Although they entertain themselves easily, they also upset one another quite easily as well. And though we (adults - older, more mature people - I mean) may suffer from similar short tempers, we've developed that essential "burying" survival skill. We don't necessarily let things go, but we can bury them and maintain civil conversation despite our sufferings, until a later, more appropriate time to pout presents itself.
Well, Alexis couldn't wait. One of the boys upset her and she began to pout promptly. And, boy, does that little bundle of spunk know how to pout. Her arms fold across her chest, comfortably resting atop "the buddha" -- our affectionate reference to her protruding little tummy. Then the head lowers, the bottom lip emerges, and, if she's angry enough, be careful, the evil glare may sear your retinas.
Luckily for them, these young boys were raised to be peacemakers. The older one began to urge the other to apologize. Little John Cooper, the one who apparently upset Alexis, after a little encouragement, bellowed out a loud, monotone, "I'm sorry". My heart melted. The moment was priceless. But it didn't end there. Cooper made a swift leap from adorable to shocking - stunning, even. After his awkward apology, he asked Alexis, "Do you want to be friends with us?" Her simple, eager reply: "Sure!"

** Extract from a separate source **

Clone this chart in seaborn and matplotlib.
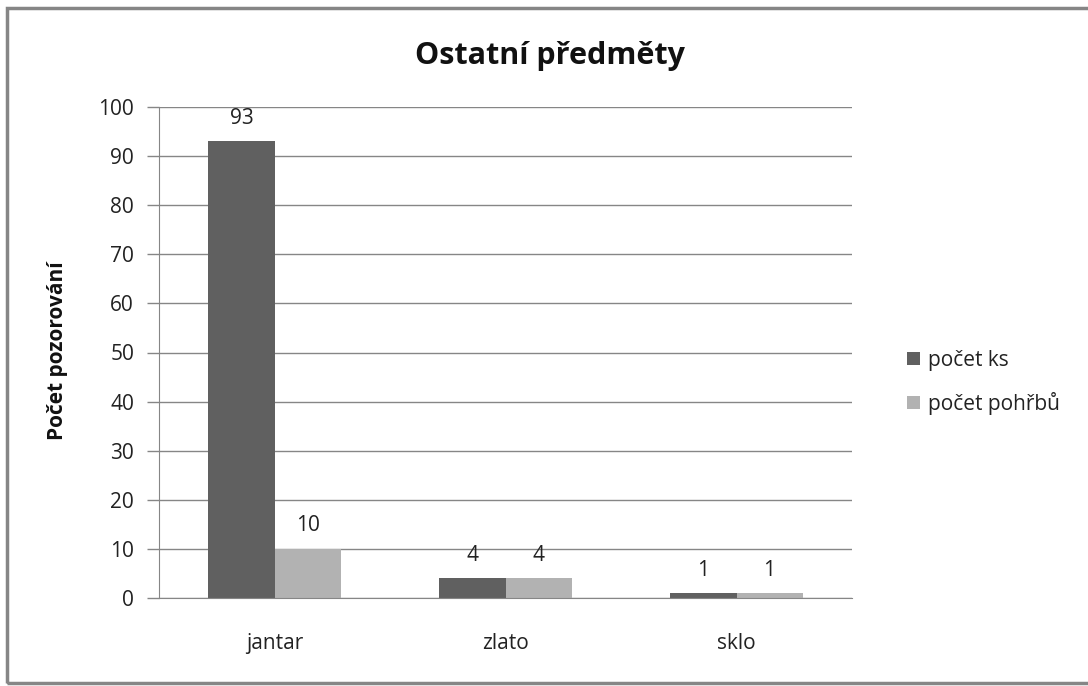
import numpy as np
import matplotlib
matplotlib.use("Agg")
import matplotlib.pyplot as plt
import pandas as pd
import seaborn as sns
from matplotlib.patches import Rectangle

categories = ["jantar", "zlato", "sklo"]
series_names = ["počet ks", "počet pohřbů"]
pocet_ks = [93, 4, 1]
pocet_pohrbu = [10, 4, 1]
y_ticks = list(range(0, 101, 10))

colors = ["#606060", "#b2b2b2"]
grid_color = "#868686"
text_color = "#222222"

df = pd.DataFrame({
    "kategorie": categories * 2,
    "serie": [series_names[0]] * 3 + [series_names[1]] * 3,
    "hodnota": pocet_ks + pocet_pohrbu,
})

sns.set_style("white")
plt.rcParams["font.family"] = ["Open Sans", "DejaVu Sans"]

fig = plt.figure(figsize=(10.88, 6.86), dpi=100)
ax = fig.add_axes([159 / 1088, 88 / 686, 693 / 1088, 491 / 686])

sns.barplot(
    data=df, x="kategorie", y="hodnota", hue="serie",
    order=categories, hue_order=series_names,
    palette=colors, width=0.572, saturation=1, linewidth=0,
    ax=ax, legend=True,
)

for cont in ax.containers:
    ax.bar_label(cont, padding=9, fontsize=15, color=text_color)

ax.set_ylim(0, 100)
ax.set_yticks(y_ticks)
ax.set_xlim(-0.5, 2.5)
ax.yaxis.grid(True, color=grid_color, linewidth=1)
ax.set_axisbelow(True)
for side in ["top", "right"]:
    ax.spines[side].set_visible(False)
ax.spines["left"].set_color(grid_color)
ax.spines["bottom"].set_color(grid_color)
ax.tick_params(axis="y", left=True, length=9, width=1, color=grid_color,
               labelsize=15, pad=9, labelcolor=text_color)
ax.tick_params(axis="x", bottom=False, labelsize=15, pad=22, labelcolor=text_color)
ax.set_xlabel("")
ax.set_ylabel("Počet pozorování", fontsize=15, fontweight="bold", color="#111111")
ax.yaxis.set_label_coords(-0.131, 0.503)

ax.legend(loc="center left", bbox_to_anchor=(897 / 1088, 0.443),
          bbox_transform=fig.transFigure, frameon=False, borderpad=0,
          fontsize=15, handlelength=0.6, handleheight=0.6, handletextpad=0.38,
          labelspacing=1.0, labelcolor=text_color)

fig.text(550 / 1088, (686 - 64) / 686, "Ostatní předměty", ha="center",
         va="baseline", fontsize=22, fontweight="bold", color="#111111")

fig.patches.append(Rectangle((7 / 1088, 3 / 686), 1.2, 675 / 686,
                             transform=fig.transFigure, fill=False,
                             edgecolor=grid_color, linewidth=2.5))

fig.savefig("out.png", dpi=100)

And that was that. It was settled.
Should it be so simple? I think so. I think the surprise and subsequent moment of joy I felt when observing those kids fight and make up indicates this is the way it should be, can be. This is the way I want life, the way I want friendship, to be. So, yes, I think it should be so simple. However, I think the simplicity of being able to live in community and relationship cost much more than we acknowledge on a daily basis.
In John, chapter 20, verses 22-23, Jesus breathes on the disciples, imparting the Holy Spirit. Then he says an amazing, and rather puzzling, thing to them. He says, "If you forgive the sins of anyone, they are forgiven; if you withhold forgiveness from anyone, it is withheld." Jesus tells them that in possessing the power of the Holy Spirit, they possess the power to forgive and to withhold forgiveness.
We often take it for granted - forgiveness. We demean it to some mere element of civility. We forget how much it actually costs us to be friends.
Sin did not just separate us from God. It separated us from one another as well. "Without the shedding of blood there is no forgiveness" (Hebrews 9:22). Not between God and you. Not between me and you. No remission.
Why do we forgive others when they've sinned against us? Because Christ forgave us. I must praise Him in every conversation; I must praise Him whenever I laugh with or cry with or sing with or enjoy another person. Without His blood, their sin, my sin - it offends. It offends deeply because it's wages are death and hopelessness.
So, will you be my friend? I know it sounds cheesy, but I have to ask. Friendship, love, reconciliation - these are the free gifts wrought by the work of the cross and I am determined to take full advantage of the Spirit that now lives in me. I must not withhold forgiveness because forgiveness was not withheld from me.